Several years ago, I ritually began my first journey into mouse-seeing in the goldenrod field. After sitting in meditation for a while, I dropped down and put my nose close to the ground like a mouse to see the field up close the way she would.
I could see thickets of grass and goldenrod stems. With lowered head, I crawled for a while seeking mouse roads below the grass and goldenrod “canopy” and experience being in mouse habitat as I moved mouse-like through the field.

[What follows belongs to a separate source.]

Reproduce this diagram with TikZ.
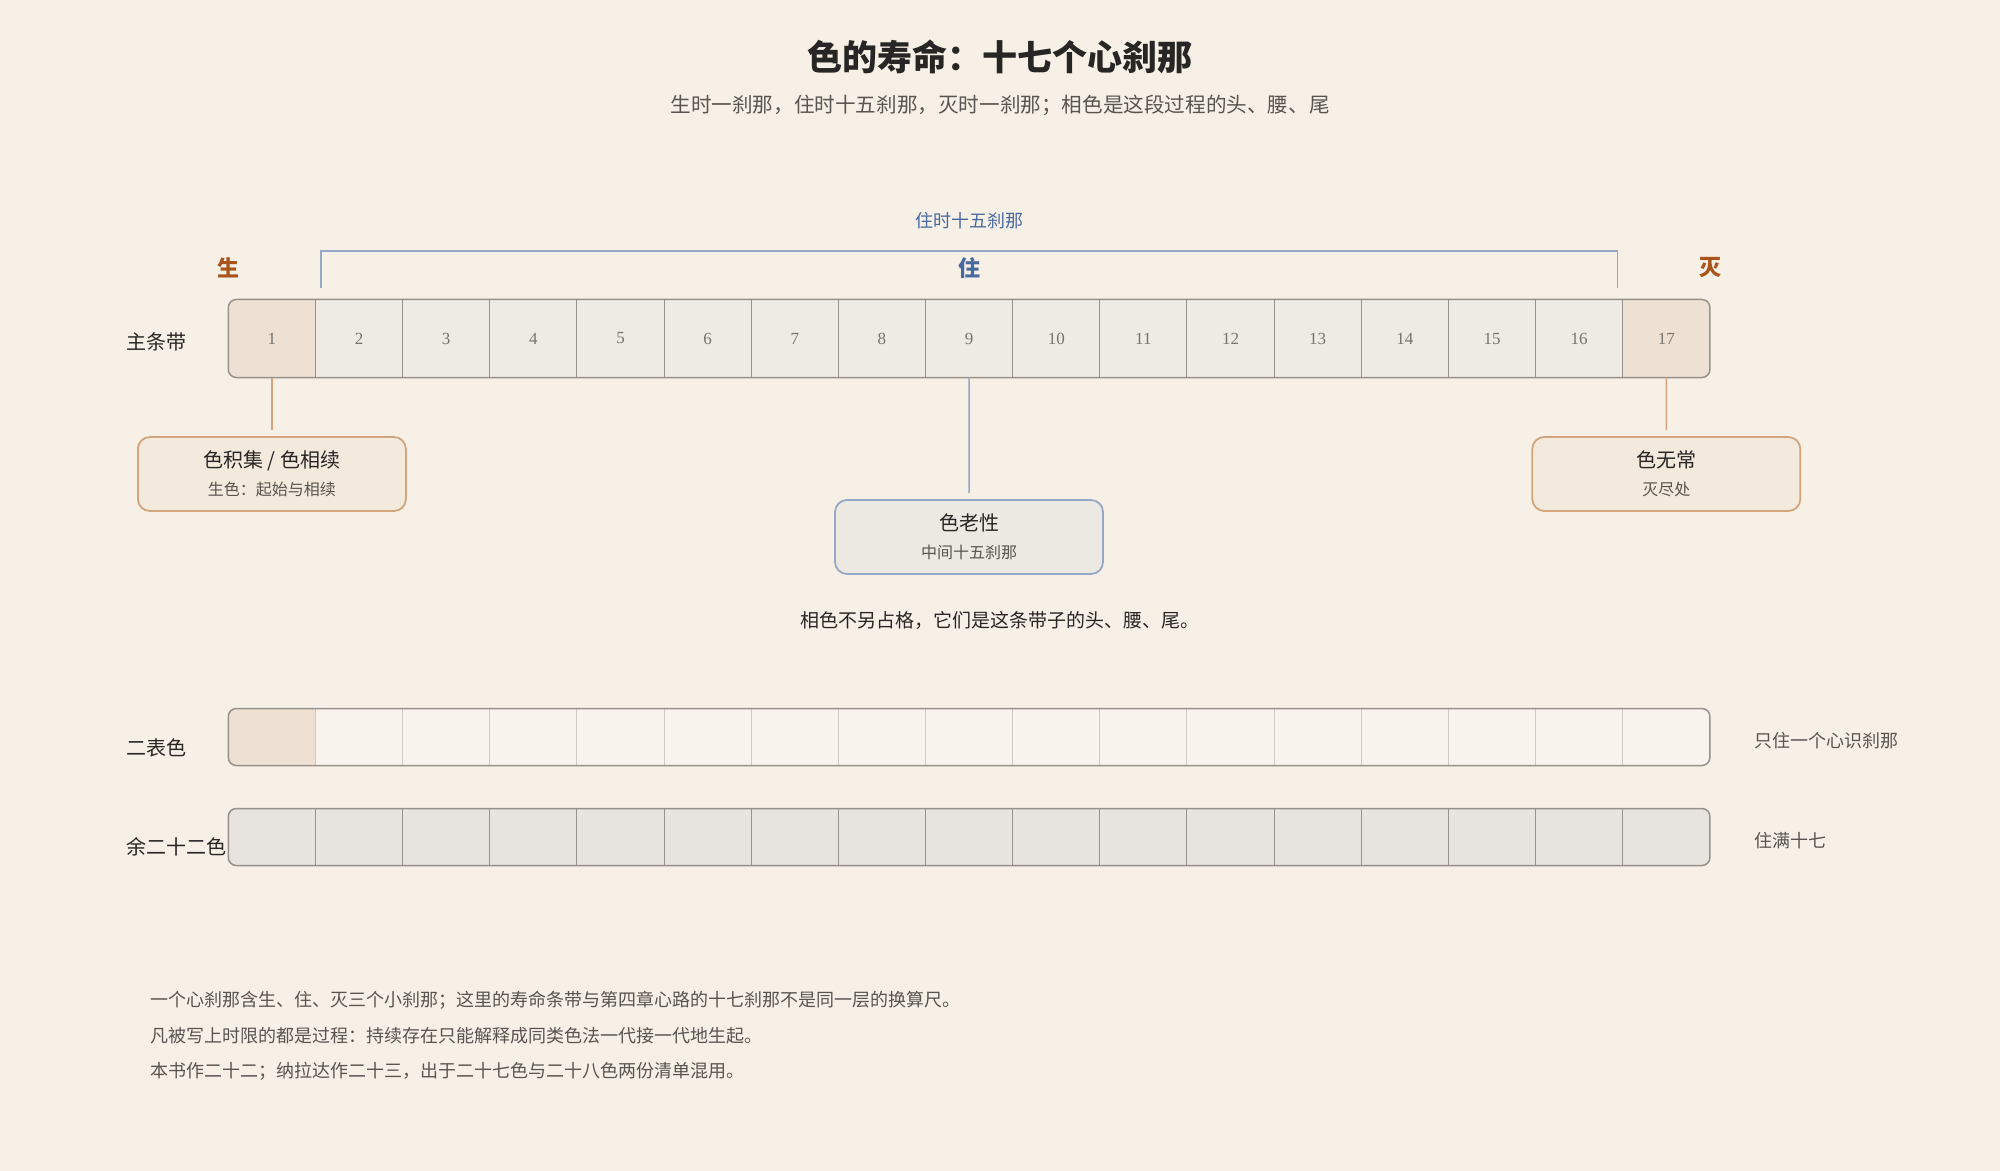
\documentclass[tikz,border=0pt]{standalone}
\usepackage{fontspec}
\setmainfont{Noto Sans CJK SC}
\newfontfamily\numfont{Liberation Serif}
\usepackage{tikz}
\usetikzlibrary{positioning}
\definecolor{paper}{RGB}{247,240,230}
\definecolor{ink}{RGB}{40,38,36}
\definecolor{softInk}{RGB}{88,84,80}
\definecolor{numInk}{RGB}{120,115,110}
\definecolor{cellGrey}{RGB}{238,234,228}
\definecolor{cellTan}{RGB}{238,225,212}
\definecolor{cellPale}{RGB}{248,243,236}
\definecolor{cellDim}{RGB}{231,227,223}
\definecolor{cellLine}{RGB}{150,145,138}
\definecolor{paleLine}{RGB}{210,202,192}
\definecolor{warmFill}{RGB}{243,233,221}
\definecolor{warmLine}{RGB}{212,164,124}
\definecolor{coolFill}{RGB}{236,232,226}
\definecolor{coolLine}{RGB}{150,168,198}
\definecolor{stayBlue}{RGB}{72,105,160}
\definecolor{birthRust}{RGB}{168,84,26}
\tikzset{%
  % Specifications for style of nodes:
          cell/.style = {rectangle, draw=cellLine, line width=0.5pt,
                         minimum width=43.575pt, inner sep=0pt, outer sep=0pt,
                         font=\numfont\fontsize{8.5}{10}\selectfont, text=numInk},
      mainCell/.style = {cell, minimum height=39pt, fill=cellGrey},
       tanCell/.style = {fill=cellTan},
      thinCell/.style = {cell, minimum height=28.5pt},
      paleCell/.style = {thinCell, fill=cellPale, draw=paleLine},
       dimCell/.style = {thinCell, fill=cellDim},
       bandRim/.style = {draw=cellLine, line width=0.75pt, rounded corners=4pt},
       infoBox/.style = {rectangle, rounded corners=6pt, line width=0.9pt,
                         minimum width=134pt, minimum height=37pt, text=ink,
                         align=center, font=\fontsize{10}{14}\selectfont},
       warmBox/.style = {infoBox, draw=warmLine, fill=warmFill},
       coolBox/.style = {infoBox, draw=coolLine, fill=coolFill},
      warmLink/.style = {draw=warmLine, line width=0.75pt, shorten >=3pt},
      coolLink/.style = {draw=coolLine, line width=0.75pt, shorten >=3pt},
      bandName/.style = {anchor=west, inner sep=0pt, text=ink,
                         font=\fontsize{10}{12}\selectfont},
      sideNote/.style = {anchor=west, inner sep=0pt, text=softInk,
                         font=\fontsize{9}{11}\selectfont},
      footNote/.style = {anchor=west, inner sep=0pt, text=softInk,
                         font=\fontsize{9}{11}\selectfont},
     phaseMark/.style = {font=\fontsize{11}{13}\selectfont\bfseries},
}
\newcommand{\boxsub}[1]{{\fontsize{8}{14}\selectfont\color{softInk}#1}}

\begin{document}
\begin{tikzpicture}[x=0.5pt, y=-0.5pt]
  \useasboundingbox[fill=paper] (0,0) rectangle (2000,1171);
  % Specification of nodes (position, etc.)
  \node (title)    [text=ink, font=\fontsize{17.5}{20}\selectfont\bfseries]
                   at (1000,57)  {色的寿命：十七个心刹那};
  \node (subtitle) [text=softInk, font=\fontsize{10.3}{12}\selectfont]
                   at (1000,105) {生时一刹那，住时十五刹那，灭时一刹那；相色是这段过程的头、腰、尾};

  % main band
  \begin{scope}
    \clip[rounded corners=4pt] (228.3,299.5) rectangle (1709.8,377.5);
    \node (m1) [mainCell, tanCell] at (271.9,338.5) {1};
    \foreach \i [remember=\i as \j (initially 1)] in {2,...,16}
      \node (m\i) [mainCell, right=0pt of m\j] {\i};
    \node (m17) [mainCell, tanCell, right=0pt of m16] {17};
  \end{scope}
  \draw[bandRim] (m1.north west) rectangle (m17.south east);

  % two-signifier band
  \begin{scope}
    \clip[rounded corners=4pt] (228.3,708.5) rectangle (1709.8,765.5);
    \node (t1) [thinCell, tanCell] at (271.9,737) {};
    \foreach \i [remember=\i as \j (initially 1)] in {2,...,17}
      \node (t\i) [paleCell, right=0pt of t\j] {};
  \end{scope}
  \draw[bandRim] (t1.north west) rectangle (t17.south east);

  % remaining band
  \begin{scope}
    \clip[rounded corners=4pt] (228.3,808.5) rectangle (1709.8,865.5);
    \node (r1) [dimCell] at (271.9,837) {};
    \foreach \i [remember=\i as \j (initially 1)] in {2,...,17}
      \node (r\i) [dimCell, right=0pt of r\j] {};
  \end{scope}
  \draw[bandRim] (r1.north west) rectangle (r17.south east);

  \node (mainName)  [bandName] at (126,342)   {主条带};
  \node (pairName)  [bandName] at (126,747.5) {二表色};
  \node (restName)  [bandName] at (126,847)   {余二十二色};
  \node (pairNote)  [sideNote] at (1754,741)  {只住一个心识刹那};
  \node (restNote)  [sideNote] at (1754,840.5){住满十七};

  % phases above the band
  \coordinate (stayTop) at (969,251);
  \draw[coolLink, shorten >=0pt]
     ([xshift=2.65pt, yshift=5.75pt]m2.north west) |- (stayTop)
     -| ([xshift=-2.65pt, yshift=5.75pt]m16.north east);
  \node (stayNote)  [text=stayBlue, font=\fontsize{9}{11}\selectfont]
                    at (969,221)  {住时十五刹那};
  \node (stayMark)  [phaseMark, text=stayBlue]  at (969,268)  {住};
  \node (birthMark) [phaseMark, text=birthRust] at (228,268)  {生};
  \node (endMark)   [phaseMark, text=birthRust] at (1710,268) {灭};

  % boxes under the band
  \node (birthBox) [warmBox] at (271.9,474)
        {色积集 / 色相续\\\boxsub{生色：起始与相续}};
  \node (ageBox)   [coolBox] at (969,537)
        {色老性\\\boxsub{中间十五刹那}};
  \node (endBox)   [warmBox] at (1666.3,474)
        {色无常\\\boxsub{灭尽处}};
  \draw[warmLink] (m1.south)  -- (birthBox.north);
  \draw[coolLink] (m9.south)  -- (ageBox.north);
  \draw[warmLink] (m17.south) -- (endBox.north);

  \node (bandNote) [text=ink, font=\fontsize{9.5}{11}\selectfont]
                   at (1000,620) {相色不另占格，它们是这条带子的头、腰、尾。};

  \node (fn1) [footNote] at (150.5,1000)
        {一个心刹那含生、住、灭三个小刹那；这里的寿命条带与第四章心路的十七刹那不是同一层的换算尺。};
  \node (fn2) [footNote, below=17.85pt of fn1.west, anchor=west]
        {凡被写上时限的都是过程：持续存在只能解释成同类色法一代接一代地生起。};
  \node (fn3) [footNote, below=17.85pt of fn2.west, anchor=west]
        {本书作二十二；纳拉达作二十三，出于二十七色与二十八色两份清单混用。};
\end{tikzpicture}
\end{document}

After a half hour or so, I became bored and noticed that I had been thinking about home and work. I meditated and began again. Soon I stumbled onto what appeared to be a tiny trail. I slid onto my belly to look closer and discovered a mouse trail, a round hole through grass “trunks.” Opening back into the grass, the trail disappeared in shadow. Perhaps a tiny nest was back in there but I would never know. To get close enough to gaze at it would certainly destroy it.
As infants, we once possessed unmitigated body-knowing, as innocent as a mouse on her mouse-road – I only have to remember how to do it. Maybe I can return somehow to an infant’s sense of wonder, alert and curious – like a mouse. Intimate with her world, she sees clearly only what is right in front of her feeling, smelling nose.
I moved closer to the stems of the grasses and goldenrods; I touched them with my face, feeling their roughness. Nose to the ground, I smelled the dark, damp earth where it was exposed. I listened closely while simultaneously smelling, feeling, looking. The mouse way is a doing way.
With closed eyes I laid down and focused on feelings. A surprisingly rough grass stem was touching my face. I tried to move into that feeling of roughness–without thinking. Moving my face to the side, I felt the mat of dry grass that covered the bare earth, again focusing on feelings.
Moving forward a few inches I felt a grass stem on my forehead, focusing on feelings even as an image appeared, an image of what that grass might look like. I continued in this way for about an hour and had moved only about six feet.
At the end of this experiment into mouse-seeing, I knew that particular feelings had arisen in me about the nature of the beings of the field, but I could not clearly recall them. It occurred to me that by purposefully suspending thinking, these feelings could not easily become thought and/or words. Something, though, was felt, something known, but I could not say exactly what it was.
Even so, my relationship with this place deepened.